• **What is being asked**:
Reproduce the listing exactly, with no pictures in your copy.
····················
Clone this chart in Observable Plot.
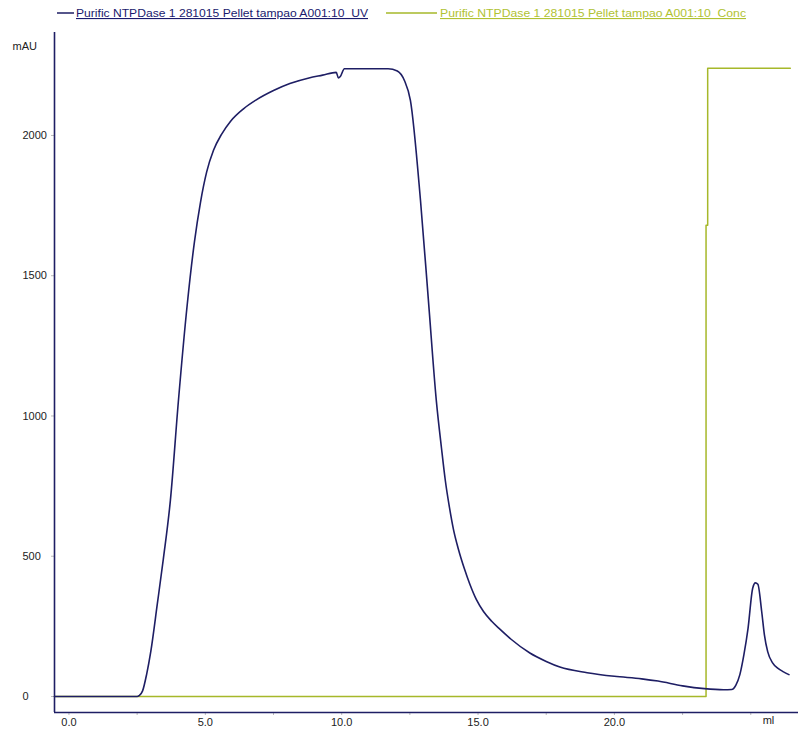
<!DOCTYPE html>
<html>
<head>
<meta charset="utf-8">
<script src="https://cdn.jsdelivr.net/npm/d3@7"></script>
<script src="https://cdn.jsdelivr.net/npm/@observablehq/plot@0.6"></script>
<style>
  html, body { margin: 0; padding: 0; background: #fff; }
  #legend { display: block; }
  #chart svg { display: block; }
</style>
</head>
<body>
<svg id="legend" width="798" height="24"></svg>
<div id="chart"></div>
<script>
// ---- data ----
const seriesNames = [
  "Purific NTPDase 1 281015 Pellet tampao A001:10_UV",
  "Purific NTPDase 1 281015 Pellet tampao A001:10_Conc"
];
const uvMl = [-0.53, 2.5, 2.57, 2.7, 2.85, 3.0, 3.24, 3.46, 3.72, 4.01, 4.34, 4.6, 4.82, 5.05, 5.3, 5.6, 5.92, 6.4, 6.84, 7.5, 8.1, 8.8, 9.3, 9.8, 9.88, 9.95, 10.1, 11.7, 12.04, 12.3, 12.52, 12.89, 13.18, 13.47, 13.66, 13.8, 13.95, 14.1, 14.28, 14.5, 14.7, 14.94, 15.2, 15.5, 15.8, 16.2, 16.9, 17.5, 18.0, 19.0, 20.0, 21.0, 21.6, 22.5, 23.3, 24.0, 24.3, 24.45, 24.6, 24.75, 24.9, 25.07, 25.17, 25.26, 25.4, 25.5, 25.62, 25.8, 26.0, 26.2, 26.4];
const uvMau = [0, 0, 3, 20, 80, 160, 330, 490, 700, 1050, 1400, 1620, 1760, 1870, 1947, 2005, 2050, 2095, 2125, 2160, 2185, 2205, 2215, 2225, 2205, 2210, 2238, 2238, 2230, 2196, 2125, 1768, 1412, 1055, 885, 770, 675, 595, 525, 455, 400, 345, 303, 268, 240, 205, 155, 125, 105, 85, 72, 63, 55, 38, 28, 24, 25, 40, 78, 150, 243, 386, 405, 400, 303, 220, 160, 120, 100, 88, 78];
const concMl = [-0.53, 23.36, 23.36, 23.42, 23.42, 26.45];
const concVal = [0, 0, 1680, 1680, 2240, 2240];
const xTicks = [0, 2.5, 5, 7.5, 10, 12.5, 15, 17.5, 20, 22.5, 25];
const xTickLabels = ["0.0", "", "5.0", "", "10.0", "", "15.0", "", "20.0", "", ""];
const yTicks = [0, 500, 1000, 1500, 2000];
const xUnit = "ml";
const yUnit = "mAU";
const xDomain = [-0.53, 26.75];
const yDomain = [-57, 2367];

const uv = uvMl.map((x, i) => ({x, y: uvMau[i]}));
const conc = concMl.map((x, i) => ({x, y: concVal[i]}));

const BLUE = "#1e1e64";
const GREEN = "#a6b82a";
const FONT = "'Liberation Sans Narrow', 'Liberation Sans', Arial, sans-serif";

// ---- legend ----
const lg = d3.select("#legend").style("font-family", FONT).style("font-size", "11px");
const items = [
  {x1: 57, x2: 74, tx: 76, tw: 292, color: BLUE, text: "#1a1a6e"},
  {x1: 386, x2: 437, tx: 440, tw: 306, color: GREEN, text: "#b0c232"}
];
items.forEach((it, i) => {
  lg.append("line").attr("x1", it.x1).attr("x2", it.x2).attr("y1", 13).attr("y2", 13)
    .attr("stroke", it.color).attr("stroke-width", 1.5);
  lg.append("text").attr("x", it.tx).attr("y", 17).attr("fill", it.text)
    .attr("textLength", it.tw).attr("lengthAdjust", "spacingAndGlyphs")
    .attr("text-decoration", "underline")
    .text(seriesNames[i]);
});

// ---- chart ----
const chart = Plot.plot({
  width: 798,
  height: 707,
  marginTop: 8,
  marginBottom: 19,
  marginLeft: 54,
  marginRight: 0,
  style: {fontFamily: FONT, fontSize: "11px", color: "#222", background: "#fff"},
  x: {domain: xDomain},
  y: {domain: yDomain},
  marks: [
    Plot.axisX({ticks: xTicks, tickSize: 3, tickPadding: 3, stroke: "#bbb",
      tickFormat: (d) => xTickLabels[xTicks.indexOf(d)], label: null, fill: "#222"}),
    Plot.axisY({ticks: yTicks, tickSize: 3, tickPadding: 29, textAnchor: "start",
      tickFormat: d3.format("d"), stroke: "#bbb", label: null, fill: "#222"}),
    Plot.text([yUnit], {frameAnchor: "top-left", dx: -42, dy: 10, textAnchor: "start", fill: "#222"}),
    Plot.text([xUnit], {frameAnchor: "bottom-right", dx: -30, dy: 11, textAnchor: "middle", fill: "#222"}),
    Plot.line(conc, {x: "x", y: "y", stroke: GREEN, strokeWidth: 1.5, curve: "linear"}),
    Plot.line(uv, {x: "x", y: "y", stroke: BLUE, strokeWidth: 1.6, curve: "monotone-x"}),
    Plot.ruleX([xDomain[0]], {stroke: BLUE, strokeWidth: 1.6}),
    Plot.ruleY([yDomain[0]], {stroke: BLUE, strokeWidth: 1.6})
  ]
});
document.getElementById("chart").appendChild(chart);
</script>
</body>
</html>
····················
• **Solution to this task**:
Clone this chart in Observable Plot.
<!DOCTYPE html>
<html>
<head>
<meta charset="utf-8">
<script src="https://cdn.jsdelivr.net/npm/d3@7"></script>
<script src="https://cdn.jsdelivr.net/npm/@observablehq/plot@0.6"></script>
<style>
  html, body { margin: 0; padding: 0; background: #fff; }
  #legend { display: block; }
  #chart svg { display: block; }
</style>
</head>
<body>
<svg id="legend" width="798" height="24"></svg>
<div id="chart"></div>
<script>
// ---- data ----
const seriesNames = [
  "Purific NTPDase 1 281015 Pellet tampao A001:10_UV",
  "Purific NTPDase 1 281015 Pellet tampao A001:10_Conc"
];
const uvMl = [-0.53, 2.5, 2.57, 2.7, 2.85, 3.0, 3.24, 3.46, 3.72, 4.01, 4.34, 4.6, 4.82, 5.05, 5.3, 5.6, 5.92, 6.4, 6.84, 7.5, 8.1, 8.8, 9.3, 9.8, 9.88, 9.95, 10.1, 11.7, 12.04, 12.3, 12.52, 12.89, 13.18, 13.47, 13.66, 13.8, 13.95, 14.1, 14.28, 14.5, 14.7, 14.94, 15.2, 15.5, 15.8, 16.2, 16.9, 17.5, 18.0, 19.0, 20.0, 21.0, 21.6, 22.5, 23.3, 24.0, 24.3, 24.45, 24.6, 24.75, 24.9, 25.07, 25.17, 25.26, 25.4, 25.5, 25.62, 25.8, 26.0, 26.2, 26.4];
const uvMau = [0, 0, 3, 20, 80, 160, 330, 490, 700, 1050, 1400, 1620, 1760, 1870, 1947, 2005, 2050, 2095, 2125, 2160, 2185, 2205, 2215, 2225, 2205, 2210, 2238, 2238, 2230, 2196, 2125, 1768, 1412, 1055, 885, 770, 675, 595, 525, 455, 400, 345, 303, 268, 240, 205, 155, 125, 105, 85, 72, 63, 55, 38, 28, 24, 25, 40, 78, 150, 243, 386, 405, 400, 303, 220, 160, 120, 100, 88, 78];
const concMl = [-0.53, 23.36, 23.36, 23.42, 23.42, 26.45];
const concVal = [0, 0, 1680, 1680, 2240, 2240];
const xTicks = [0, 2.5, 5, 7.5, 10, 12.5, 15, 17.5, 20, 22.5, 25];
const xTickLabels = ["0.0", "", "5.0", "", "10.0", "", "15.0", "", "20.0", "", ""];
const yTicks = [0, 500, 1000, 1500, 2000];
const xUnit = "ml";
const yUnit = "mAU";
const xDomain = [-0.53, 26.75];
const yDomain = [-57, 2367];

const uv = uvMl.map((x, i) => ({x, y: uvMau[i]}));
const conc = concMl.map((x, i) => ({x, y: concVal[i]}));

const BLUE = "#1e1e64";
const GREEN = "#a6b82a";
const FONT = "'Liberation Sans Narrow', 'Liberation Sans', Arial, sans-serif";

// ---- legend ----
const lg = d3.select("#legend").style("font-family", FONT).style("font-size", "11px");
const items = [
  {x1: 57, x2: 74, tx: 76, tw: 292, color: BLUE, text: "#1a1a6e"},
  {x1: 386, x2: 437, tx: 440, tw: 306, color: GREEN, text: "#b0c232"}
];
items.forEach((it, i) => {
  lg.append("line").attr("x1", it.x1).attr("x2", it.x2).attr("y1", 13).attr("y2", 13)
    .attr("stroke", it.color).attr("stroke-width", 1.5);
  lg.append("text").attr("x", it.tx).attr("y", 17).attr("fill", it.text)
    .attr("textLength", it.tw).attr("lengthAdjust", "spacingAndGlyphs")
    .attr("text-decoration", "underline")
    .text(seriesNames[i]);
});

// ---- chart ----
const chart = Plot.plot({
  width: 798,
  height: 707,
  marginTop: 8,
  marginBottom: 19,
  marginLeft: 54,
  marginRight: 0,
  style: {fontFamily: FONT, fontSize: "11px", color: "#222", background: "#fff"},
  x: {domain: xDomain},
  y: {domain: yDomain},
  marks: [
    Plot.axisX({ticks: xTicks, tickSize: 3, tickPadding: 3, stroke: "#bbb",
      tickFormat: (d) => xTickLabels[xTicks.indexOf(d)], label: null, fill: "#222"}),
    Plot.axisY({ticks: yTicks, tickSize: 3, tickPadding: 29, textAnchor: "start",
      tickFormat: d3.format("d"), stroke: "#bbb", label: null, fill: "#222"}),
    Plot.text([yUnit], {frameAnchor: "top-left", dx: -42, dy: 10, textAnchor: "start", fill: "#222"}),
    Plot.text([xUnit], {frameAnchor: "bottom-right", dx: -30, dy: 11, textAnchor: "middle", fill: "#222"}),
    Plot.line(conc, {x: "x", y: "y", stroke: GREEN, strokeWidth: 1.5, curve: "linear"}),
    Plot.line(uv, {x: "x", y: "y", stroke: BLUE, strokeWidth: 1.6, curve: "monotone-x"}),
    Plot.ruleX([xDomain[0]], {stroke: BLUE, strokeWidth: 1.6}),
    Plot.ruleY([yDomain[0]], {stroke: BLUE, strokeWidth: 1.6})
  ]
});
document.getElementById("chart").appendChild(chart);
</script>
</body>
</html>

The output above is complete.